Não se santifica aquele que nunca comete erros, mas sim, aquele que sempre se arrepende, que coloca confiança no amor que Deus lhe tem e se levanta para seguir a luta. O pior não é ter defeitos, mas fazer um pacto com eles, não lutar e admiti-los como parte da nossa maneira de ser.
Uma vida de fé é também se entregar com alegria aos pequenos afazeres do dia a dia. É fazer tudo o que deve ser feito com carinho e com amor. Quando a Dona Alice fazia alguns doces maravilhosos – um exemplo vivo são os famosos fios de ovos – ela os fazia com alegria e com dedicação. Essa vida só podia servir de exemplo. A sua vida, foi uma vida de meditação, ainda que estivesse trabalhando.
Vivemos num mundo onde tudo se transforma a cada instante. A modernidade nos faz apressarmos cada vez mais em tudo, trabalho, estudos, amizades. Não encontramos tempo para nada, estamos levando a nossa vida no meio desse turbilhão de compromissos sociais, laborais e nos esquecemos que, as vezes, é necessário dar uma parada no dia e pensar no que devemos fazer para ajudar aos outros.
Dona Alice nunca teve esse problema.
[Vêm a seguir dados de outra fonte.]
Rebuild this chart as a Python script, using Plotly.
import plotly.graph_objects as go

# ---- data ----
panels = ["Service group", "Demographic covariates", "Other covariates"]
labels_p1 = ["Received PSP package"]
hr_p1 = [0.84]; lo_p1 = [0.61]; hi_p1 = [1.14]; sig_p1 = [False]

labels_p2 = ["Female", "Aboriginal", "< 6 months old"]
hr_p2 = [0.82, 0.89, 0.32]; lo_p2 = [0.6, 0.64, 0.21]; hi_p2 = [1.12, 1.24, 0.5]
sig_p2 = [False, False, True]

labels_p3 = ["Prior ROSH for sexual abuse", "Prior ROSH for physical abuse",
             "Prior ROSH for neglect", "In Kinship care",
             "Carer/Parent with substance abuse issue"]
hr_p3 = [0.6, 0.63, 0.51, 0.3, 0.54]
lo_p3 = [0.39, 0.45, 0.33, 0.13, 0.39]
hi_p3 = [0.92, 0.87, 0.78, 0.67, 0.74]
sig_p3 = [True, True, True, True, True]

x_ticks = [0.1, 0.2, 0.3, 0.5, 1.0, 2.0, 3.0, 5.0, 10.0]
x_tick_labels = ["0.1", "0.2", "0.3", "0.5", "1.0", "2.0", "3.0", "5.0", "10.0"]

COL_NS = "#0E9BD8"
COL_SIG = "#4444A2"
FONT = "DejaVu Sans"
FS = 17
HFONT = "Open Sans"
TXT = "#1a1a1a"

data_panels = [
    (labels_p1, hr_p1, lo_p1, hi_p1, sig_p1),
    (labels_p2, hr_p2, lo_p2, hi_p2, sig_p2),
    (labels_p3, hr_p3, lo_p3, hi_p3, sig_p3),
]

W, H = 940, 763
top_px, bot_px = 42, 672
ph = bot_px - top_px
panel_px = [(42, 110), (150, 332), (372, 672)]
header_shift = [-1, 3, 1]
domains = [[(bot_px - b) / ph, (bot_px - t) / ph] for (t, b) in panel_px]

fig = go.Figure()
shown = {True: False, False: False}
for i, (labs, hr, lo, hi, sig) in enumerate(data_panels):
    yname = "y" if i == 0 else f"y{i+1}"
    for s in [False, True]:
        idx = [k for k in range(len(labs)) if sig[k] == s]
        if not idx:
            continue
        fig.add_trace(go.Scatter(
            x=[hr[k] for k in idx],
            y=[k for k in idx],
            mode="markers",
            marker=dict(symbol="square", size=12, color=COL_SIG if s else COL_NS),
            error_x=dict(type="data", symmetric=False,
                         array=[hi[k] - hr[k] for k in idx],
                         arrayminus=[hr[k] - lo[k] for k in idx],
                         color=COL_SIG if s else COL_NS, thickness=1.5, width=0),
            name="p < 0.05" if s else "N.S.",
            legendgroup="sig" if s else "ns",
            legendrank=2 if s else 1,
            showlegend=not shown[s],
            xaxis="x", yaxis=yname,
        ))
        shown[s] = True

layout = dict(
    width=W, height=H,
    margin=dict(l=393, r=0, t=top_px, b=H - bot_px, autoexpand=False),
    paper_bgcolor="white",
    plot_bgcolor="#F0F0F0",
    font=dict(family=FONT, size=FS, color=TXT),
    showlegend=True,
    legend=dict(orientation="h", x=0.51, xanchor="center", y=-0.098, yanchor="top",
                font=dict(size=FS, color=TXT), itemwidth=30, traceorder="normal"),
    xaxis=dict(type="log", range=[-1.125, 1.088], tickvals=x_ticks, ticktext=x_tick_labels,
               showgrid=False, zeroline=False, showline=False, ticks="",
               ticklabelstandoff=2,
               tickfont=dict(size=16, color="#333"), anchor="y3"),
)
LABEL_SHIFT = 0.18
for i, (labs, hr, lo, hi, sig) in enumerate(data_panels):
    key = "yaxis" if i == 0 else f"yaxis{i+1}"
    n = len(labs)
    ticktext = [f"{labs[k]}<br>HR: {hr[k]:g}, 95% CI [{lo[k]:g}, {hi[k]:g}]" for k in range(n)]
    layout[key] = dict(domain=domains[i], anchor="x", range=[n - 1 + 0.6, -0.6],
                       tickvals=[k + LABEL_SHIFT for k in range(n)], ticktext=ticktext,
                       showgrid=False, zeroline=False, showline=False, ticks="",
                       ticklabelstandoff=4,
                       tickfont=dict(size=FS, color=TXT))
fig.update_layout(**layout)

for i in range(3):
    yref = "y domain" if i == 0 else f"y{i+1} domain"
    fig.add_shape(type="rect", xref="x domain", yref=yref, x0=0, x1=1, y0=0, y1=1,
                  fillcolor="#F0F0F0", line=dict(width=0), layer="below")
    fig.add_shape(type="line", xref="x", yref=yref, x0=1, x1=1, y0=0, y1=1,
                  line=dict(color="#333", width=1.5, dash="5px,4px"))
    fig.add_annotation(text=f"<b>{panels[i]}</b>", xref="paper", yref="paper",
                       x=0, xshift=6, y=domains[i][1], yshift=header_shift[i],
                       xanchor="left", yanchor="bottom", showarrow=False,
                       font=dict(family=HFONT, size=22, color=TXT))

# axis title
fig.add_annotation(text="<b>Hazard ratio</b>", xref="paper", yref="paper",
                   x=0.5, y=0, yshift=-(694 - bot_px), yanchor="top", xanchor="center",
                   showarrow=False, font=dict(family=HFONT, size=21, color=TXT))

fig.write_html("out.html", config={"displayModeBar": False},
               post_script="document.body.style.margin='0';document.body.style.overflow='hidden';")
Ela sempre fora uma pessoa ágil, direta, prática e muito veraz. No meio das suas atividades, do tratamento do câncer (que levou muitos anos), da perda do marido e tantos outros sofrimentos, ela sempre encontrou tempo para as pessoas que iam procurá-la.
É natural que num mundo tão convulsionado como o nosso, exemplos como este, sejam muito raros e difíceis de achar. Mas, quando temos a felicidade de conhecer uma pessoa assim, então nos sentimos satisfeitos porque sabemos que existem vidas de fé, de fortaleza, vidas repletas de amor, vidas que não poderão ser esquecidas nunca.
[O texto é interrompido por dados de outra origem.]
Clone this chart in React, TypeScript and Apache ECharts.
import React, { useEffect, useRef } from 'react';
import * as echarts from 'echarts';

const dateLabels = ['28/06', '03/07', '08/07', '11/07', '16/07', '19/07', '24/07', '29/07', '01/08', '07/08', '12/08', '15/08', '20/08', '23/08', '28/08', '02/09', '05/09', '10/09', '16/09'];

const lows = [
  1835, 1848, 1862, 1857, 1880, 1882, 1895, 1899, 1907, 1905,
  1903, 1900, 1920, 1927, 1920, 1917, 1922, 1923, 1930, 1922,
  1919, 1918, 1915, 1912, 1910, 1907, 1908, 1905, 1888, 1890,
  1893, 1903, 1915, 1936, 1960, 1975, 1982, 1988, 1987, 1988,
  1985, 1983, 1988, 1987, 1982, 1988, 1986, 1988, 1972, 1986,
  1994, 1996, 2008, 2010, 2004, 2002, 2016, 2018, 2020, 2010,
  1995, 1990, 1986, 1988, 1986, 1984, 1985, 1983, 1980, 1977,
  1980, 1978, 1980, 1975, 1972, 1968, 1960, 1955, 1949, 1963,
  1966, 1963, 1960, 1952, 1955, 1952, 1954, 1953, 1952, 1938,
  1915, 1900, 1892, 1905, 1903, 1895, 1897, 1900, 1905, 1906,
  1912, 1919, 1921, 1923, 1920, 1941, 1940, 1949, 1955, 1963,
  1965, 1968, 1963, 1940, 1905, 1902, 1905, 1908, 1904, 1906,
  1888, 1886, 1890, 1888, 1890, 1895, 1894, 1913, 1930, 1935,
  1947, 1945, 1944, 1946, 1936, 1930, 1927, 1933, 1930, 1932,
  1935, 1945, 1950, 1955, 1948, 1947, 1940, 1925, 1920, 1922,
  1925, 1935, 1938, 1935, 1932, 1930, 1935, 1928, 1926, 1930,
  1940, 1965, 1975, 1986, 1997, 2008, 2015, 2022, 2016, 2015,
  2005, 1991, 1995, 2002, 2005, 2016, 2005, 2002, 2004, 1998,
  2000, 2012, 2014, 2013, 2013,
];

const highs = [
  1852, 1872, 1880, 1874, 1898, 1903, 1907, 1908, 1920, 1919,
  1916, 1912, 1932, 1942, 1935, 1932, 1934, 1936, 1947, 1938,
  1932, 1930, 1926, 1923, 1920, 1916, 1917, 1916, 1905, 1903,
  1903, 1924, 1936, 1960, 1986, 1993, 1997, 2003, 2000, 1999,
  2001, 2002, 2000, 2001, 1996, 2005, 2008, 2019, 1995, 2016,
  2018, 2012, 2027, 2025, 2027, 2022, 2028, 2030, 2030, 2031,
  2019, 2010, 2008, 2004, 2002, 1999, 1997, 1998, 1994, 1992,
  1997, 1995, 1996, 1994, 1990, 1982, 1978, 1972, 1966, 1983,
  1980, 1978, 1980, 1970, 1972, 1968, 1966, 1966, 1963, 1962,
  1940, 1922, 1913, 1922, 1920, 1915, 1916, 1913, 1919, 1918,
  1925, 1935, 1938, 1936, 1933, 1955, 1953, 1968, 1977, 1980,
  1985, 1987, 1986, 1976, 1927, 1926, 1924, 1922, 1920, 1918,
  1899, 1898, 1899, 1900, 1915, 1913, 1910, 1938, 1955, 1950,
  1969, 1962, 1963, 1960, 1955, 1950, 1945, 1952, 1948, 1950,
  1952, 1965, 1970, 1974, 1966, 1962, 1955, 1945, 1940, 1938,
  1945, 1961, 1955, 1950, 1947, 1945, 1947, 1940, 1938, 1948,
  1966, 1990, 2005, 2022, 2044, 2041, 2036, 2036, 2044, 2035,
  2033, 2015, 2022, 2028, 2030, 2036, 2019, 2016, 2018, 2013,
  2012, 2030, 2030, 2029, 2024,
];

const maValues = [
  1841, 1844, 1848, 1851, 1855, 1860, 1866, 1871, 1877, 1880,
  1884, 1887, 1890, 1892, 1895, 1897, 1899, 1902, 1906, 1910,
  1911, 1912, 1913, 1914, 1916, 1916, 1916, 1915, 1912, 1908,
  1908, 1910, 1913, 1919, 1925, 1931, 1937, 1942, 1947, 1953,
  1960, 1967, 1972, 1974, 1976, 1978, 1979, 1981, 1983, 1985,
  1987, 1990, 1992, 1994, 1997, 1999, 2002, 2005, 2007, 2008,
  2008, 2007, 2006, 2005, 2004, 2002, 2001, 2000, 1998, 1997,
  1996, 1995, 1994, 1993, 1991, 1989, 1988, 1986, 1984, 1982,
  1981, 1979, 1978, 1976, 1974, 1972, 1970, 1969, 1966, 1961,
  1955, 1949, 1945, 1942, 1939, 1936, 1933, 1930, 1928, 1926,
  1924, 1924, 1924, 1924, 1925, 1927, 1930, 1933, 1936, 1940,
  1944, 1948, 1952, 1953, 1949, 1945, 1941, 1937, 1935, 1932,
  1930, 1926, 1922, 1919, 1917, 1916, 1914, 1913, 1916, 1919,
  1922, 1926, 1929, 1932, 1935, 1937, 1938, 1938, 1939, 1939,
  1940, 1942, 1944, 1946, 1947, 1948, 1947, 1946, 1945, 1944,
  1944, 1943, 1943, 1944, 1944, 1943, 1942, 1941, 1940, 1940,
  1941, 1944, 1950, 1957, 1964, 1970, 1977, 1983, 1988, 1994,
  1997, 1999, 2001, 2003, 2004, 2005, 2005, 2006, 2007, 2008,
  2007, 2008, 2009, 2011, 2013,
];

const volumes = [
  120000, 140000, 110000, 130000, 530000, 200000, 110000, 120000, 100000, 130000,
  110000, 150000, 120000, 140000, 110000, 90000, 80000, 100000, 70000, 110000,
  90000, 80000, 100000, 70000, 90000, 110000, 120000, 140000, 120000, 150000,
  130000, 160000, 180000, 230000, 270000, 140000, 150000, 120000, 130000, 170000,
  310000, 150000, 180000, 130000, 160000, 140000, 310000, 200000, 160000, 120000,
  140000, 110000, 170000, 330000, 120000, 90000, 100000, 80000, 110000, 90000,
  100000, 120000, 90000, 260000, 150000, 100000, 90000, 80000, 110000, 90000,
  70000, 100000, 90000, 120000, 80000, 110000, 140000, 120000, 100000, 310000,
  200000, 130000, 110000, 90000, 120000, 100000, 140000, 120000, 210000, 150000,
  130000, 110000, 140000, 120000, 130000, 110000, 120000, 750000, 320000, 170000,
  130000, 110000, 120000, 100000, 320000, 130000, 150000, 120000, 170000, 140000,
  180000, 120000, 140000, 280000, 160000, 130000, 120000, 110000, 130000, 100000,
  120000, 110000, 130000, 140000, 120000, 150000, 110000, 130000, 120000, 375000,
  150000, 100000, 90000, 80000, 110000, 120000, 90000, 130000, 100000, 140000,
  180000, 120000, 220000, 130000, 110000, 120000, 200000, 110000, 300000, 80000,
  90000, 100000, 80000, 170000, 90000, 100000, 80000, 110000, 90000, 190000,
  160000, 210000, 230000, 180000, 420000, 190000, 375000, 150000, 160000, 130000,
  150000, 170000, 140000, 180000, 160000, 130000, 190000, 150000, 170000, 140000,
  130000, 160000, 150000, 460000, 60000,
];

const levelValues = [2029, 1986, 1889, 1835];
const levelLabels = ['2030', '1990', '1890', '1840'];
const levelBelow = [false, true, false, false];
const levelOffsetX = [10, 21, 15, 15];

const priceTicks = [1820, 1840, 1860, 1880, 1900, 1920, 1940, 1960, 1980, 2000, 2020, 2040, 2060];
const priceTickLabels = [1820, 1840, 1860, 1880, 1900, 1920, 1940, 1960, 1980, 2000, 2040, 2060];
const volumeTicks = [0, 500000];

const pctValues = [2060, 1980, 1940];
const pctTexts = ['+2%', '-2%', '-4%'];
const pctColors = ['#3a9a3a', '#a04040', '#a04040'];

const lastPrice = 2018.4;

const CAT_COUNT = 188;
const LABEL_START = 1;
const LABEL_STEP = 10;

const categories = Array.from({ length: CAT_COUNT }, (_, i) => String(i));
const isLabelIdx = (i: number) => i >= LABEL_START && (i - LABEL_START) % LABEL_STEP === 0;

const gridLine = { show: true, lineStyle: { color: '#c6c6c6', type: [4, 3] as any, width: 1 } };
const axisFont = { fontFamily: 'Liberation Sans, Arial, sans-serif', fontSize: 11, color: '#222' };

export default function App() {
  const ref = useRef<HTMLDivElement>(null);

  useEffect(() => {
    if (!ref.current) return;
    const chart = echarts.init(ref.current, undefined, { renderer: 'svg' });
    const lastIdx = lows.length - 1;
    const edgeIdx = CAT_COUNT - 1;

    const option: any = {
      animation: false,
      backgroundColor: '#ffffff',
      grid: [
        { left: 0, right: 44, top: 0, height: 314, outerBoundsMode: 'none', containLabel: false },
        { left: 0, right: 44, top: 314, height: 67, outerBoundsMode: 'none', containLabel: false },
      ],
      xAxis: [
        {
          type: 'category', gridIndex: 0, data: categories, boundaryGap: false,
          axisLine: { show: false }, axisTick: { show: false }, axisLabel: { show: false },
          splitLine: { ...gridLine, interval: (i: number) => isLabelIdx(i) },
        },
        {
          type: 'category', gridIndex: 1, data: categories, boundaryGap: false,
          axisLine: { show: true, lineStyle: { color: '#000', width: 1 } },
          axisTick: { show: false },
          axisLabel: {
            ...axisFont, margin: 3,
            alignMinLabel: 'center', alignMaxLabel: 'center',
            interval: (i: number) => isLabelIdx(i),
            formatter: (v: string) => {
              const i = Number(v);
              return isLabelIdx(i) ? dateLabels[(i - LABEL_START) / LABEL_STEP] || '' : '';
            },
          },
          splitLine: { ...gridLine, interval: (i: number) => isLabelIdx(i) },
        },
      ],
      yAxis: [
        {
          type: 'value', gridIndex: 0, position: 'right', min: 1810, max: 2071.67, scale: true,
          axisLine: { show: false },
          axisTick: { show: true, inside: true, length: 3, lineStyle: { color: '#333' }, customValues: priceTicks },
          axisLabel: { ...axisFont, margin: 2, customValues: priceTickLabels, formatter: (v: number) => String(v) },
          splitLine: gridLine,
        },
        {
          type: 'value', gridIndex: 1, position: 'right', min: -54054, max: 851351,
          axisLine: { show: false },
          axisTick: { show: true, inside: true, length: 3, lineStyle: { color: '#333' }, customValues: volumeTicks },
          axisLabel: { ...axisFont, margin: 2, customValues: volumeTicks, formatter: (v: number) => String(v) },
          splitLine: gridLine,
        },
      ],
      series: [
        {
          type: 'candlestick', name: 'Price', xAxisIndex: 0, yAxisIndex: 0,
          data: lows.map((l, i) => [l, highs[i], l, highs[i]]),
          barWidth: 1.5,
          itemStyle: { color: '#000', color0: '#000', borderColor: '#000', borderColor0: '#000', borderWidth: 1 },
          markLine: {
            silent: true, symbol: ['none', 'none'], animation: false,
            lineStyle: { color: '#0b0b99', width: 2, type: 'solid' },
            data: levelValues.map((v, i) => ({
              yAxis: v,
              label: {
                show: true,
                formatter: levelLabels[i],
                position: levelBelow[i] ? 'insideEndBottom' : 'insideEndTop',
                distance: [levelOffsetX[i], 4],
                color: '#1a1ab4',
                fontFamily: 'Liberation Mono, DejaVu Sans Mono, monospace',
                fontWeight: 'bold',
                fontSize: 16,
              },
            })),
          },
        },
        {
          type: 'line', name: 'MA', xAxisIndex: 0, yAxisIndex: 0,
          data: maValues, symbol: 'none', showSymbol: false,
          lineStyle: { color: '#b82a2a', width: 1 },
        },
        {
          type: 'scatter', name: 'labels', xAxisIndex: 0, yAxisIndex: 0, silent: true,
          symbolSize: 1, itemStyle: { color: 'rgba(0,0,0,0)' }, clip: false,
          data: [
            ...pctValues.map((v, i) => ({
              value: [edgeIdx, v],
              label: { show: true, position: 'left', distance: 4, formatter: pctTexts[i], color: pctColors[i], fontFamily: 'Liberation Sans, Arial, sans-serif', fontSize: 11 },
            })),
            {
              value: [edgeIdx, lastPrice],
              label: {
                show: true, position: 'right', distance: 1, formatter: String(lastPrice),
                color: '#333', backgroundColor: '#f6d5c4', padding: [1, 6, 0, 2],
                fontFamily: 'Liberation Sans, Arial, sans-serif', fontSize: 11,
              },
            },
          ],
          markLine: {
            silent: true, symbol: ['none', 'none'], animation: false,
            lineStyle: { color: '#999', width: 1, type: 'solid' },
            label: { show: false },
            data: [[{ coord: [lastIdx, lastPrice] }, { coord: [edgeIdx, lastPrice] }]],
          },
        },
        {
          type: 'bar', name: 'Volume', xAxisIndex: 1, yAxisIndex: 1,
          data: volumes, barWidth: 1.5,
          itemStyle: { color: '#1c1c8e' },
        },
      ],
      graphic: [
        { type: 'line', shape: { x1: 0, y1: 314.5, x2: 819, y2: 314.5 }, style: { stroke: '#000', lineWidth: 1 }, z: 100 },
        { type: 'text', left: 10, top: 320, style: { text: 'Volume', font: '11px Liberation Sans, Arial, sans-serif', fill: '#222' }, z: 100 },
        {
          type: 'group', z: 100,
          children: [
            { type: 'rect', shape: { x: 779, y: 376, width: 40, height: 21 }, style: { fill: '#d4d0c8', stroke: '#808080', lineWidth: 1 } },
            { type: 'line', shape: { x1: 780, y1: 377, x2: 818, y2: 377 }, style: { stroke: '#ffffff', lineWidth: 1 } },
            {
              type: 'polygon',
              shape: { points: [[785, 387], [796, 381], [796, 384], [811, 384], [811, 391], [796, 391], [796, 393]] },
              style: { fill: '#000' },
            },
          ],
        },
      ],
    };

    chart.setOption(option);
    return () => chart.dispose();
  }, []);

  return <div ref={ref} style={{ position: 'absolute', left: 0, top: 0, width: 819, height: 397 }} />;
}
Após anos de intenso sofrimento físico, talvez nas câmeras secretas da sua consciência, ela se via como menina feliz, relembrando os anos do seu noivado, depois os anos de casada, o nascimento dos filhos, dos netos e dos bisnetos. As pessoas que conheceu ao longo da sua venturosa vida, as festas de natal na vila com os vizinhos e amigos, aquelas tardes rezando o terço, os cantos inesquecíveis da missa com as amigas, a imagem da Nossa Senhora com o menino Jesus nos braços, e a sua última caminhada para o tão esperado encontro com a fonte do verdadeiro amor.
Ele estaria a sua espera e a receberia de mãos abertas. Diria com voz suave e celestial: “Venha Alice, venha usufruir todo o amor que você semeou”.